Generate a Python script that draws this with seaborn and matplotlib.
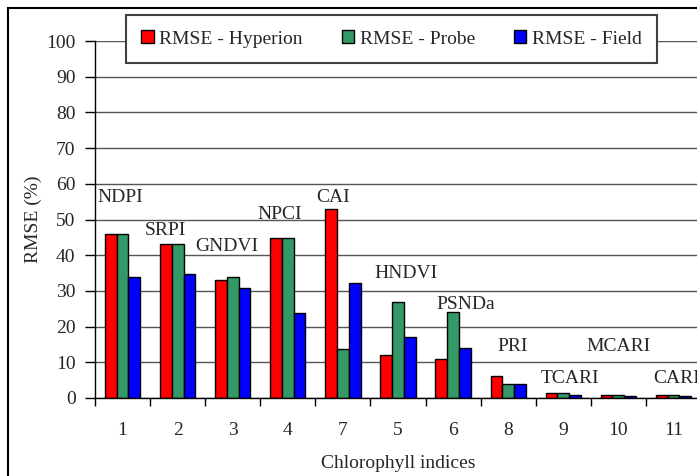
import numpy as np
import pandas as pd
import matplotlib
matplotlib.use("Agg")
import matplotlib.pyplot as plt
import matplotlib.patches as mpatches
from matplotlib.ticker import FixedLocator, NullFormatter
import seaborn as sns

# ---- data ----
categories = ["1", "2", "3", "4", "7", "5", "6", "8", "9", "10", "11"]
index_names = ["NDPI", "SRPI", "GNDVI", "NPCI", "CAI", "HNDVI", "PSNDa", "PRI", "TCARI", "MCARI", "CARI"]
rmse_hyperion = [46.0, 43.0, 33.0, 44.8, 53.0, 12.1, 10.9, 6.1, 1.3, 0.85, 0.85]
rmse_probe = [46.0, 43.0, 33.9, 44.8, 13.8, 26.9, 24.0, 3.9, 1.3, 0.85, 0.85]
rmse_field = [33.9, 34.8, 30.9, 23.9, 32.1, 17.0, 13.9, 3.9, 0.9, 0.5, 0.5]
series_names = ["RMSE - Hyperion", "RMSE - Probe", "RMSE - Field"]
y_ticks = [0, 10, 20, 30, 40, 50, 60, 70, 80, 90, 100]

# label placement (text layout only)
label_dx = [-0.05, -0.22, -0.10, -0.14, -0.18, 0.14, 0.23, 0.09, 0.12, 0.0, 0.05]
label_y = [56.3, 47.0, 42.3, 51.5, 56.3, 35.0, 26.3, 14.3, 5.6, 14.3, 5.6]

df = pd.DataFrame({
    "cat": categories * 3,
    "val": rmse_hyperion + rmse_probe + rmse_field,
    "series": sum([[s] * len(categories) for s in series_names], []),
})

sns.set_style("white")
plt.rcParams["font.family"] = ["Liberation Serif", "DejaVu Serif"]
plt.rcParams["font.size"] = 14

W, H = 697, 476
fig = plt.figure(figsize=(W / 100, H / 100), dpi=100)
ax = fig.add_axes([95 / W, 1 - 398 / H, (701 - 95) / W, (398 - 41) / H])

palette = ["#FF0000", "#339966", "#0000FF"]
sns.barplot(data=df, x="cat", y="val", hue="series", order=categories,
            hue_order=series_names, palette=palette, width=0.64,
            edgecolor="black", linewidth=1.0, saturation=1, ax=ax,
            legend=True, zorder=3)

ax.set_ylim(0, 100)
ax.set_xlim(-0.5, len(categories) - 0.5)
ax.set_yticks(y_ticks)
ax.set_yticklabels([str(t) for t in y_ticks])
ax.yaxis.grid(True, color="#555555", linewidth=1.0, zorder=0)
ax.set_axisbelow(True)
for side in ["top", "right"]:
    ax.spines[side].set_visible(False)
for side in ["left", "bottom"]:
    ax.spines[side].set_color("black")
    ax.spines[side].set_linewidth(1.0)
    ax.spines[side].set_zorder(4)

ax.tick_params(axis="y", direction="out", length=7, width=1.0, color="black",
               pad=7, labelsize=14, left=True)
ax.tick_params(axis="x", which="major", length=0, pad=17, labelsize=14, bottom=True)
ax.xaxis.set_minor_locator(FixedLocator(np.arange(-0.5, len(categories), 1.0)))
ax.xaxis.set_minor_formatter(NullFormatter())
ax.tick_params(axis="x", which="minor", direction="out", length=6, width=1.0,
               color="black", bottom=True)

ax.set_xlabel("Chlorophyll indices", fontsize=14, labelpad=11.5)
ax.set_ylabel("RMSE (%)", fontsize=14, labelpad=3)

for i, (name, dx, ly) in enumerate(zip(index_names, label_dx, label_y)):
    ax.text(i + dx, ly, name, ha="center", va="center", fontsize=14,
            zorder=5, clip_on=False)

leg = ax.legend(loc="center", bbox_to_anchor=(391.5 / W, 1 - 39 / H),
                bbox_transform=fig.transFigure, ncol=3, frameon=True,
                fancybox=False, edgecolor="#404040", framealpha=1,
                handlelength=0.62, handleheight=0.62, handletextpad=0.3,
                columnspacing=2.0, borderpad=0.8, fontsize=14, title=None)
leg.get_frame().set_linewidth(1.5)
leg.set_zorder(6)
for h in leg.legend_handles:
    h.set_edgecolor("black")
    h.set_linewidth(1.0)

fig.patches.append(mpatches.Rectangle((8 / W, -0.2), 2.0, 1.2 - 8 / H,
                                      transform=fig.transFigure, fill=False,
                                      edgecolor="black", linewidth=1.5))

fig.savefig("out.png", dpi=100)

+++

### Set exercise:
Go through the material line by line. Show each line that contains the string "matplotlib".

### Task result:
Generate a Python script that draws this with seaborn and matplotlib.
import matplotlib
matplotlib.use("Agg")
import matplotlib.pyplot as plt
import matplotlib.patches as mpatches
from matplotlib.ticker import FixedLocator, NullFormatter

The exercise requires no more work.